* **OBJECTIVE**: Return the lines that follow, exactly as they appear, from the first through the one containing "import plotly.graph_objects as go"; no pictures are to be included.

------

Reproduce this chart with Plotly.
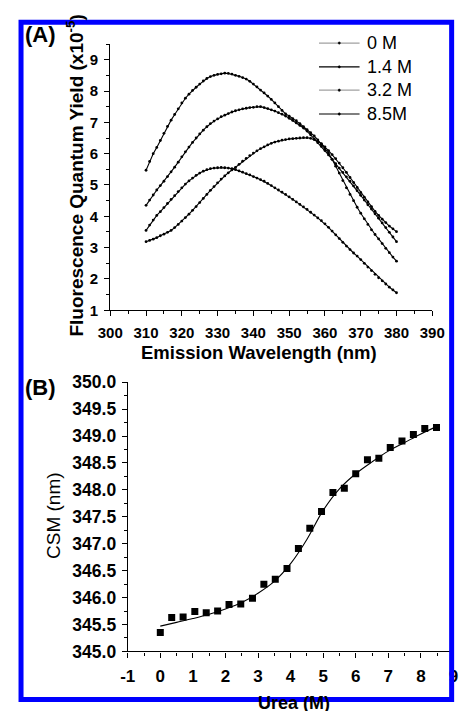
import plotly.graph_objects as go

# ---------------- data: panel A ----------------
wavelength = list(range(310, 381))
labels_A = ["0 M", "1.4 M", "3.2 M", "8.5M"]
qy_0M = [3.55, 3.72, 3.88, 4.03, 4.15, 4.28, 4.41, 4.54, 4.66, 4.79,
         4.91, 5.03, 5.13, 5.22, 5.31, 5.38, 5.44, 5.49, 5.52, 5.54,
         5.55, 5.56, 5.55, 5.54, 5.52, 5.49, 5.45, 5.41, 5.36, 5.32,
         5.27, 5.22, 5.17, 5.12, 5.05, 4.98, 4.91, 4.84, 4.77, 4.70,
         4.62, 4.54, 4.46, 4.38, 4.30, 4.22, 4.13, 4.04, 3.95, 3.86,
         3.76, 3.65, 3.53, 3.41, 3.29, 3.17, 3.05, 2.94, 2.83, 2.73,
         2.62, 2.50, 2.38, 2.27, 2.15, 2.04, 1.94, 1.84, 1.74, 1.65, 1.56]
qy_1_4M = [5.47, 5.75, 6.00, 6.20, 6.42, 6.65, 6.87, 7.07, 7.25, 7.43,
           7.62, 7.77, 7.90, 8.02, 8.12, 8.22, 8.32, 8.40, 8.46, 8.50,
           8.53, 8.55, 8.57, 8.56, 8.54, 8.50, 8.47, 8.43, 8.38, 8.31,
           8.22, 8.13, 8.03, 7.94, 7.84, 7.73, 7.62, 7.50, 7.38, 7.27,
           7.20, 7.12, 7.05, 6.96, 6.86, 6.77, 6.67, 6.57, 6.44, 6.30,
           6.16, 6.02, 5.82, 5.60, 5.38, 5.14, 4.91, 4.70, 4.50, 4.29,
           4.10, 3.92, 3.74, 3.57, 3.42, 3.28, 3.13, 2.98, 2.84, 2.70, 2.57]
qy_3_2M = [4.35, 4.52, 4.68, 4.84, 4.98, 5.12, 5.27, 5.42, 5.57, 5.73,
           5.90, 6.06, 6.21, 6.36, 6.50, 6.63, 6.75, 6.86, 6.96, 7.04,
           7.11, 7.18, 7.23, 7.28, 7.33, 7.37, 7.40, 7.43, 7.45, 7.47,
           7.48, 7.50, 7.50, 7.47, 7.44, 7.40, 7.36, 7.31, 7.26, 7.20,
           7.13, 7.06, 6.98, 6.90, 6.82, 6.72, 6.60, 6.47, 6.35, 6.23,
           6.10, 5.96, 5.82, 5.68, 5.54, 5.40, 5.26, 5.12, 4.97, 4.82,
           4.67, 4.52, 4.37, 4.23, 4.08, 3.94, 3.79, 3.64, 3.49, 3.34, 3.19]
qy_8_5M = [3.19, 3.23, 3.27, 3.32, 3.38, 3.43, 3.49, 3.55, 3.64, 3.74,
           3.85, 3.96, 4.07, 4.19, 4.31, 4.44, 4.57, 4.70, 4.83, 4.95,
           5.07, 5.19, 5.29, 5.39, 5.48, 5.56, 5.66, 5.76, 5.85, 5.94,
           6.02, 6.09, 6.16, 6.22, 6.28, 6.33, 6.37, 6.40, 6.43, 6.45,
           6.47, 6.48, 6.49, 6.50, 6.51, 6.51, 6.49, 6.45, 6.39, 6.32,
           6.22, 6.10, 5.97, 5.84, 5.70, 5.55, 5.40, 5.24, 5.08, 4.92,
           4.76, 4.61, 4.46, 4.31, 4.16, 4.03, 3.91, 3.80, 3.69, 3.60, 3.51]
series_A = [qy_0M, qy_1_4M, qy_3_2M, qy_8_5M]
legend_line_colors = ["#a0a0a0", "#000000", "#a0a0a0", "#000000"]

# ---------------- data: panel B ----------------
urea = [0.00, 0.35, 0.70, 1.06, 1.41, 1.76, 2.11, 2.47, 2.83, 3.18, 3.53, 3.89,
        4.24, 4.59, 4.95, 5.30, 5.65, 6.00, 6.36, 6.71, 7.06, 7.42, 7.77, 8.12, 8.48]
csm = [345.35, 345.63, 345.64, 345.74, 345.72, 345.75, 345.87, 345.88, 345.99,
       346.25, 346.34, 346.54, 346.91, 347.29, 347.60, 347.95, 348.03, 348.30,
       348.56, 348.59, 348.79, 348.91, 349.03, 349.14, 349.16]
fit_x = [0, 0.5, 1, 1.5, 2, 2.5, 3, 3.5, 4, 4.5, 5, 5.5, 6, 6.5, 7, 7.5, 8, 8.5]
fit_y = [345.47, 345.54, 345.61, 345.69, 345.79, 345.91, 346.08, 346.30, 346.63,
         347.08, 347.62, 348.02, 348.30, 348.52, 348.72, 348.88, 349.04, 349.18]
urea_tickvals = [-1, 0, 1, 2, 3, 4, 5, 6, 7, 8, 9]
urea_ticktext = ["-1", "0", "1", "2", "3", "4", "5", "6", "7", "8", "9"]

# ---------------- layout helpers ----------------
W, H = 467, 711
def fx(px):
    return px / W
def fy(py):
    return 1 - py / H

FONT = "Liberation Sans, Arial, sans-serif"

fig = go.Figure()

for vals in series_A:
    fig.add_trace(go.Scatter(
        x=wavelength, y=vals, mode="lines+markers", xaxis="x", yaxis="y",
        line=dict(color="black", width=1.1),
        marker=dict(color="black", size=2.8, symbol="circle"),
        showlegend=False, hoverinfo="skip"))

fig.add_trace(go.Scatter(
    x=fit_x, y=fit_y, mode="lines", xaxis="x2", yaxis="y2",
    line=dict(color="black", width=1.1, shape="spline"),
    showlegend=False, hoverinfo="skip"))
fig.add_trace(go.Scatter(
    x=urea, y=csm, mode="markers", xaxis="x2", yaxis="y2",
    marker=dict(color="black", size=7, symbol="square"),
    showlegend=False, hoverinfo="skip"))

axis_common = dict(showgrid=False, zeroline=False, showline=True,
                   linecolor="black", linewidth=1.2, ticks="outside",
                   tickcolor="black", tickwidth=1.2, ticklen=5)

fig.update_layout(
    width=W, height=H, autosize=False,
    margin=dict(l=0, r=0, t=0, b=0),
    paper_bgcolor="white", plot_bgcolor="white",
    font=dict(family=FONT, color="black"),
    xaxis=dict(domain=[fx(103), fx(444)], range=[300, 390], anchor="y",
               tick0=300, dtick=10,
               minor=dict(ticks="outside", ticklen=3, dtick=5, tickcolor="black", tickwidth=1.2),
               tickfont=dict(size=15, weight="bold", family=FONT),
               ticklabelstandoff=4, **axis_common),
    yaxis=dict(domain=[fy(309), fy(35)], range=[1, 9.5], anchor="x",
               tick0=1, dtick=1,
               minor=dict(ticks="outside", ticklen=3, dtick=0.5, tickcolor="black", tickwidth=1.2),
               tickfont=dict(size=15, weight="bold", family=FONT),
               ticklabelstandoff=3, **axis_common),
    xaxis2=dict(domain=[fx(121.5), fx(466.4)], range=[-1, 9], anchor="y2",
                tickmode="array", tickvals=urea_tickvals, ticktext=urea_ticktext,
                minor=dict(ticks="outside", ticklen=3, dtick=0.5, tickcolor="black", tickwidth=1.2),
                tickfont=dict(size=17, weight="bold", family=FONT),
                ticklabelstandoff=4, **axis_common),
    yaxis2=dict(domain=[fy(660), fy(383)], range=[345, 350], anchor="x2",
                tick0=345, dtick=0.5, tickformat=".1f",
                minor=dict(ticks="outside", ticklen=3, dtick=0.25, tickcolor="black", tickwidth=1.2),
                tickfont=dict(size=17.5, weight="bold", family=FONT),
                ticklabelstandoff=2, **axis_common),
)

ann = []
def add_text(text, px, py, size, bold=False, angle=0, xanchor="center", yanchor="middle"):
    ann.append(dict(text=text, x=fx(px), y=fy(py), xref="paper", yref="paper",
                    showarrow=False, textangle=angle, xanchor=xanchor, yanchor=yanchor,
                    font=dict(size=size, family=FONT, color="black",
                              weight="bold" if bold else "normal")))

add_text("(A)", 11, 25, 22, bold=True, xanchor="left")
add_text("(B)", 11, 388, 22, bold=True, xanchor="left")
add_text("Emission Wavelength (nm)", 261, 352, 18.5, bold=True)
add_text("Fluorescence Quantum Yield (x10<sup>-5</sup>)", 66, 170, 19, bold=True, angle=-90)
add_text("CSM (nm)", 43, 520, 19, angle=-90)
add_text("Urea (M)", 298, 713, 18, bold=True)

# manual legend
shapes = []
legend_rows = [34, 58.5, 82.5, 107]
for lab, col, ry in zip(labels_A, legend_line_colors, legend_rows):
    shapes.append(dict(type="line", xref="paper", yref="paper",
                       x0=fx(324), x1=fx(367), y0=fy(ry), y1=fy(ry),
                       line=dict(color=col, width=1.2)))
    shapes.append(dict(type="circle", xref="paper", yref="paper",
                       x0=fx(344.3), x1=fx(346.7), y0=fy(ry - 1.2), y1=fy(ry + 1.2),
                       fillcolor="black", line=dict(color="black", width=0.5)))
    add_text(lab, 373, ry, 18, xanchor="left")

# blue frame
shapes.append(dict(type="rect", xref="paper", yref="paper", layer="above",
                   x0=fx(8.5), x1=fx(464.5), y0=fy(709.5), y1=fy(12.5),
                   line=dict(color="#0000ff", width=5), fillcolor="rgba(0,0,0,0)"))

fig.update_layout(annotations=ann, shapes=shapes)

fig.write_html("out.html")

------

* **OUTPUT FOR THIS EXERCISE**:
Reproduce this chart with Plotly.
import plotly.graph_objects as go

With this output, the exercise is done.